* DATASET EXCERPT:

──────────

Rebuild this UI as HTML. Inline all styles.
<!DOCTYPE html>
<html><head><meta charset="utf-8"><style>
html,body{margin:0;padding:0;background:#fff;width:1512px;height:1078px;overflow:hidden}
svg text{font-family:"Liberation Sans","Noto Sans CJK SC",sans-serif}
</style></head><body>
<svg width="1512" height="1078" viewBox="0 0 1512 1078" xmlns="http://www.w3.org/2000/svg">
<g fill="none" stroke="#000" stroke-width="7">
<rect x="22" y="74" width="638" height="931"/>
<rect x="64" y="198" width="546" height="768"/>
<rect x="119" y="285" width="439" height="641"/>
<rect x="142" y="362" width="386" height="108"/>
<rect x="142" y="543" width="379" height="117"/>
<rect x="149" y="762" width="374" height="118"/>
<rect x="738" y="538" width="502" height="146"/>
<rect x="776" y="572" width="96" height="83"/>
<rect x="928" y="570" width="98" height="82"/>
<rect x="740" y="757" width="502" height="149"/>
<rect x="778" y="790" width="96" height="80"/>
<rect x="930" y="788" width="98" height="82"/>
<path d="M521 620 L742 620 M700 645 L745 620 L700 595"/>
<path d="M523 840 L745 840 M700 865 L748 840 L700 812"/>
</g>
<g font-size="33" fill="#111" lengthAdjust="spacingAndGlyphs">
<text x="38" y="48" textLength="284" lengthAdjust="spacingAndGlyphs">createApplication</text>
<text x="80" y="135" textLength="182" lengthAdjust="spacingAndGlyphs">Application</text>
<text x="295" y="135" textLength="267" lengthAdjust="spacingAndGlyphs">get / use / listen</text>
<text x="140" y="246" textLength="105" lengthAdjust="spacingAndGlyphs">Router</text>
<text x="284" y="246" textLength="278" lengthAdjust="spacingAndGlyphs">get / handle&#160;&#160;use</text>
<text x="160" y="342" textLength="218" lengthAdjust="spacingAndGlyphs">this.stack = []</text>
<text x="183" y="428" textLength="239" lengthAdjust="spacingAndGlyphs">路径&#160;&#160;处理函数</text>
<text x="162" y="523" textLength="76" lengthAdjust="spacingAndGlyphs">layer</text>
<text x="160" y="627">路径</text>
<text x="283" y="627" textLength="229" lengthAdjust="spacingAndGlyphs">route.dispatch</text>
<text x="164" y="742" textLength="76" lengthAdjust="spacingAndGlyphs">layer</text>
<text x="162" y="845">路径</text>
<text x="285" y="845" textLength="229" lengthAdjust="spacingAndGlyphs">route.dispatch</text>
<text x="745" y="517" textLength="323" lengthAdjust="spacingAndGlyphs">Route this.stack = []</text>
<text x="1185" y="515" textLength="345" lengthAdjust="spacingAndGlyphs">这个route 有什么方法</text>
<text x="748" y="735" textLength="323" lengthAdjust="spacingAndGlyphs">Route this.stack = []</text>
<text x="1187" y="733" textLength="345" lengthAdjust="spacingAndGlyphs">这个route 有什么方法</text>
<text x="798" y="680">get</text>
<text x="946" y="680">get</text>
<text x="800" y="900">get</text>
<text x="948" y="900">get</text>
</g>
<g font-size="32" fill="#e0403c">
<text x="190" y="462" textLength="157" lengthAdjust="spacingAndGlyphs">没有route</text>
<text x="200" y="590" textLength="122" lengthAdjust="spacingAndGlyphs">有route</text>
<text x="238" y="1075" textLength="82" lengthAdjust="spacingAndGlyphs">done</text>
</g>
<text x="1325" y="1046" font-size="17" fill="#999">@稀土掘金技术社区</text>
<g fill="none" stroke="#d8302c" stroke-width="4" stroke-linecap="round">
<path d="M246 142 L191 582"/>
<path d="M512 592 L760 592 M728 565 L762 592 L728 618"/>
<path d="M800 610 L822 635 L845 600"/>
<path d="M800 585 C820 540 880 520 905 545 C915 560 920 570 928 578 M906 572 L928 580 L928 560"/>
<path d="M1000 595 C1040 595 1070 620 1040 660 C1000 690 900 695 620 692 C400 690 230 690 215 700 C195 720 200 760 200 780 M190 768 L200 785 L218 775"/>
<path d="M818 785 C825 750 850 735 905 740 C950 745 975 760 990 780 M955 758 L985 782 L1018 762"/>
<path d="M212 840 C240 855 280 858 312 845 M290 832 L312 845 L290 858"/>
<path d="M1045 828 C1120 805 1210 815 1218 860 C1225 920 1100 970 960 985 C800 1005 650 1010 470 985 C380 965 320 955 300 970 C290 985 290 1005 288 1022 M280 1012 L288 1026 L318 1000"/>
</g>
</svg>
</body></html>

──────────

* TO DO: Write the material out again in its entirety, exactly as shown.

* THE OUTPUT:
Rebuild this UI as HTML. Inline all styles.
<!DOCTYPE html>
<html><head><meta charset="utf-8"><style>
html,body{margin:0;padding:0;background:#fff;width:1512px;height:1078px;overflow:hidden}
svg text{font-family:"Liberation Sans","Noto Sans CJK SC",sans-serif}
</style></head><body>
<svg width="1512" height="1078" viewBox="0 0 1512 1078" xmlns="http://www.w3.org/2000/svg">
<g fill="none" stroke="#000" stroke-width="7">
<rect x="22" y="74" width="638" height="931"/>
<rect x="64" y="198" width="546" height="768"/>
<rect x="119" y="285" width="439" height="641"/>
<rect x="142" y="362" width="386" height="108"/>
<rect x="142" y="543" width="379" height="117"/>
<rect x="149" y="762" width="374" height="118"/>
<rect x="738" y="538" width="502" height="146"/>
<rect x="776" y="572" width="96" height="83"/>
<rect x="928" y="570" width="98" height="82"/>
<rect x="740" y="757" width="502" height="149"/>
<rect x="778" y="790" width="96" height="80"/>
<rect x="930" y="788" width="98" height="82"/>
<path d="M521 620 L742 620 M700 645 L745 620 L700 595"/>
<path d="M523 840 L745 840 M700 865 L748 840 L700 812"/>
</g>
<g font-size="33" fill="#111" lengthAdjust="spacingAndGlyphs">
<text x="38" y="48" textLength="284" lengthAdjust="spacingAndGlyphs">createApplication</text>
<text x="80" y="135" textLength="182" lengthAdjust="spacingAndGlyphs">Application</text>
<text x="295" y="135" textLength="267" lengthAdjust="spacingAndGlyphs">get / use / listen</text>
<text x="140" y="246" textLength="105" lengthAdjust="spacingAndGlyphs">Router</text>
<text x="284" y="246" textLength="278" lengthAdjust="spacingAndGlyphs">get / handle&#160;&#160;use</text>
<text x="160" y="342" textLength="218" lengthAdjust="spacingAndGlyphs">this.stack = []</text>
<text x="183" y="428" textLength="239" lengthAdjust="spacingAndGlyphs">路径&#160;&#160;处理函数</text>
<text x="162" y="523" textLength="76" lengthAdjust="spacingAndGlyphs">layer</text>
<text x="160" y="627">路径</text>
<text x="283" y="627" textLength="229" lengthAdjust="spacingAndGlyphs">route.dispatch</text>
<text x="164" y="742" textLength="76" lengthAdjust="spacingAndGlyphs">layer</text>
<text x="162" y="845">路径</text>
<text x="285" y="845" textLength="229" lengthAdjust="spacingAndGlyphs">route.dispatch</text>
<text x="745" y="517" textLength="323" lengthAdjust="spacingAndGlyphs">Route this.stack = []</text>
<text x="1185" y="515" textLength="345" lengthAdjust="spacingAndGlyphs">这个route 有什么方法</text>
<text x="748" y="735" textLength="323" lengthAdjust="spacingAndGlyphs">Route this.stack = []</text>
<text x="1187" y="733" textLength="345" lengthAdjust="spacingAndGlyphs">这个route 有什么方法</text>
<text x="798" y="680">get</text>
<text x="946" y="680">get</text>
<text x="800" y="900">get</text>
<text x="948" y="900">get</text>
</g>
<g font-size="32" fill="#e0403c">
<text x="190" y="462" textLength="157" lengthAdjust="spacingAndGlyphs">没有route</text>
<text x="200" y="590" textLength="122" lengthAdjust="spacingAndGlyphs">有route</text>
<text x="238" y="1075" textLength="82" lengthAdjust="spacingAndGlyphs">done</text>
</g>
<text x="1325" y="1046" font-size="17" fill="#999">@稀土掘金技术社区</text>
<g fill="none" stroke="#d8302c" stroke-width="4" stroke-linecap="round">
<path d="M246 142 L191 582"/>
<path d="M512 592 L760 592 M728 565 L762 592 L728 618"/>
<path d="M800 610 L822 635 L845 600"/>
<path d="M800 585 C820 540 880 520 905 545 C915 560 920 570 928 578 M906 572 L928 580 L928 560"/>
<path d="M1000 595 C1040 595 1070 620 1040 660 C1000 690 900 695 620 692 C400 690 230 690 215 700 C195 720 200 760 200 780 M190 768 L200 785 L218 775"/>
<path d="M818 785 C825 750 850 735 905 740 C950 745 975 760 990 780 M955 758 L985 782 L1018 762"/>
<path d="M212 840 C240 855 280 858 312 845 M290 832 L312 845 L290 858"/>
<path d="M1045 828 C1120 805 1210 815 1218 860 C1225 920 1100 970 960 985 C800 1005 650 1010 470 985 C380 965 320 955 300 970 C290 985 290 1005 288 1022 M280 1012 L288 1026 L318 1000"/>
</g>
</svg>
</body></html>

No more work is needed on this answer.